> [Task goal] Copy the full set of lines exactly as given.
■ ■ ■ ■ ■
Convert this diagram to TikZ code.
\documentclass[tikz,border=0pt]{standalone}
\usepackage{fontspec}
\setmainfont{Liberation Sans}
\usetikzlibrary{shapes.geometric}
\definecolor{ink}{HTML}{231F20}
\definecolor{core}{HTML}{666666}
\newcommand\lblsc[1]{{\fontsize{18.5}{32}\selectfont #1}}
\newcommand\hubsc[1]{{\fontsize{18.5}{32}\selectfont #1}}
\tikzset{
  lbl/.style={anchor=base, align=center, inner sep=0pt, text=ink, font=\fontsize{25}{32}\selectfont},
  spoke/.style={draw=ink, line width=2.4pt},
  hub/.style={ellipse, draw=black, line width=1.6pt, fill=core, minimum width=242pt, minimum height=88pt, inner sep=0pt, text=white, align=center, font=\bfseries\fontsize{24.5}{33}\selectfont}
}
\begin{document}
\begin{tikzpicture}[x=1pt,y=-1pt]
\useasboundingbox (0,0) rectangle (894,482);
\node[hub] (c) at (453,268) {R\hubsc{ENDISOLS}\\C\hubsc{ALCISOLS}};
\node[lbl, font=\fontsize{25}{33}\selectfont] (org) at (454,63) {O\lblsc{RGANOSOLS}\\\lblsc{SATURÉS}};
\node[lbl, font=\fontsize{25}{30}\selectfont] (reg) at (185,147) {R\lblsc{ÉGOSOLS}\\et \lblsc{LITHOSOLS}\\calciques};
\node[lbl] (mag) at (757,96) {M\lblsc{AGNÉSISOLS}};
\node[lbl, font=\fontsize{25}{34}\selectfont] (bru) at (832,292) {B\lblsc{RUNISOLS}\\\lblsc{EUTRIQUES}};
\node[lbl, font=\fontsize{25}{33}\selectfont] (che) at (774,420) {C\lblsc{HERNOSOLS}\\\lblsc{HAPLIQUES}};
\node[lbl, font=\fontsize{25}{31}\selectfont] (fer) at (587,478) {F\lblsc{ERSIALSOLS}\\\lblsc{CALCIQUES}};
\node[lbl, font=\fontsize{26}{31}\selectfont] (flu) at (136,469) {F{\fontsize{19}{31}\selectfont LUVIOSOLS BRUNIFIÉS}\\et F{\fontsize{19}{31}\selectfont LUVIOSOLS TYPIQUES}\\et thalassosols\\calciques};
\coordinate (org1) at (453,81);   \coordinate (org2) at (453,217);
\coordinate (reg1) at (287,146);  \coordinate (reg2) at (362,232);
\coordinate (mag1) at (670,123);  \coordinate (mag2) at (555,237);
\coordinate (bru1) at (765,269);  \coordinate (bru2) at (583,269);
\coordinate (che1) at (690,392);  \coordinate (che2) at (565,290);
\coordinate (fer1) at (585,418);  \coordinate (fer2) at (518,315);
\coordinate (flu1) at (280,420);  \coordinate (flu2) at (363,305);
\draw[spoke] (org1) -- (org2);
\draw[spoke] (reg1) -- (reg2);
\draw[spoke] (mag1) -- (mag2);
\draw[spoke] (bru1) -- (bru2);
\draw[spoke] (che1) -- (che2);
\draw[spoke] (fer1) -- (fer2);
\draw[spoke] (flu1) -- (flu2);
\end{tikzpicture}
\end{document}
■ ■ ■ ■ ■
> [Task response]
Convert this diagram to TikZ code.
\documentclass[tikz,border=0pt]{standalone}
\usepackage{fontspec}
\setmainfont{Liberation Sans}
\usetikzlibrary{shapes.geometric}
\definecolor{ink}{HTML}{231F20}
\definecolor{core}{HTML}{666666}
\newcommand\lblsc[1]{{\fontsize{18.5}{32}\selectfont #1}}
\newcommand\hubsc[1]{{\fontsize{18.5}{32}\selectfont #1}}
\tikzset{
  lbl/.style={anchor=base, align=center, inner sep=0pt, text=ink, font=\fontsize{25}{32}\selectfont},
  spoke/.style={draw=ink, line width=2.4pt},
  hub/.style={ellipse, draw=black, line width=1.6pt, fill=core, minimum width=242pt, minimum height=88pt, inner sep=0pt, text=white, align=center, font=\bfseries\fontsize{24.5}{33}\selectfont}
}
\begin{document}
\begin{tikzpicture}[x=1pt,y=-1pt]
\useasboundingbox (0,0) rectangle (894,482);
\node[hub] (c) at (453,268) {R\hubsc{ENDISOLS}\\C\hubsc{ALCISOLS}};
\node[lbl, font=\fontsize{25}{33}\selectfont] (org) at (454,63) {O\lblsc{RGANOSOLS}\\\lblsc{SATURÉS}};
\node[lbl, font=\fontsize{25}{30}\selectfont] (reg) at (185,147) {R\lblsc{ÉGOSOLS}\\et \lblsc{LITHOSOLS}\\calciques};
\node[lbl] (mag) at (757,96) {M\lblsc{AGNÉSISOLS}};
\node[lbl, font=\fontsize{25}{34}\selectfont] (bru) at (832,292) {B\lblsc{RUNISOLS}\\\lblsc{EUTRIQUES}};
\node[lbl, font=\fontsize{25}{33}\selectfont] (che) at (774,420) {C\lblsc{HERNOSOLS}\\\lblsc{HAPLIQUES}};
\node[lbl, font=\fontsize{25}{31}\selectfont] (fer) at (587,478) {F\lblsc{ERSIALSOLS}\\\lblsc{CALCIQUES}};
\node[lbl, font=\fontsize{26}{31}\selectfont] (flu) at (136,469) {F{\fontsize{19}{31}\selectfont LUVIOSOLS BRUNIFIÉS}\\et F{\fontsize{19}{31}\selectfont LUVIOSOLS TYPIQUES}\\et thalassosols\\calciques};
\coordinate (org1) at (453,81);   \coordinate (org2) at (453,217);
\coordinate (reg1) at (287,146);  \coordinate (reg2) at (362,232);
\coordinate (mag1) at (670,123);  \coordinate (mag2) at (555,237);
\coordinate (bru1) at (765,269);  \coordinate (bru2) at (583,269);
\coordinate (che1) at (690,392);  \coordinate (che2) at (565,290);
\coordinate (fer1) at (585,418);  \coordinate (fer2) at (518,315);
\coordinate (flu1) at (280,420);  \coordinate (flu2) at (363,305);
\draw[spoke] (org1) -- (org2);
\draw[spoke] (reg1) -- (reg2);
\draw[spoke] (mag1) -- (mag2);
\draw[spoke] (bru1) -- (bru2);
\draw[spoke] (che1) -- (che2);
\draw[spoke] (fer1) -- (fer2);
\draw[spoke] (flu1) -- (flu2);
\end{tikzpicture}
\end{document}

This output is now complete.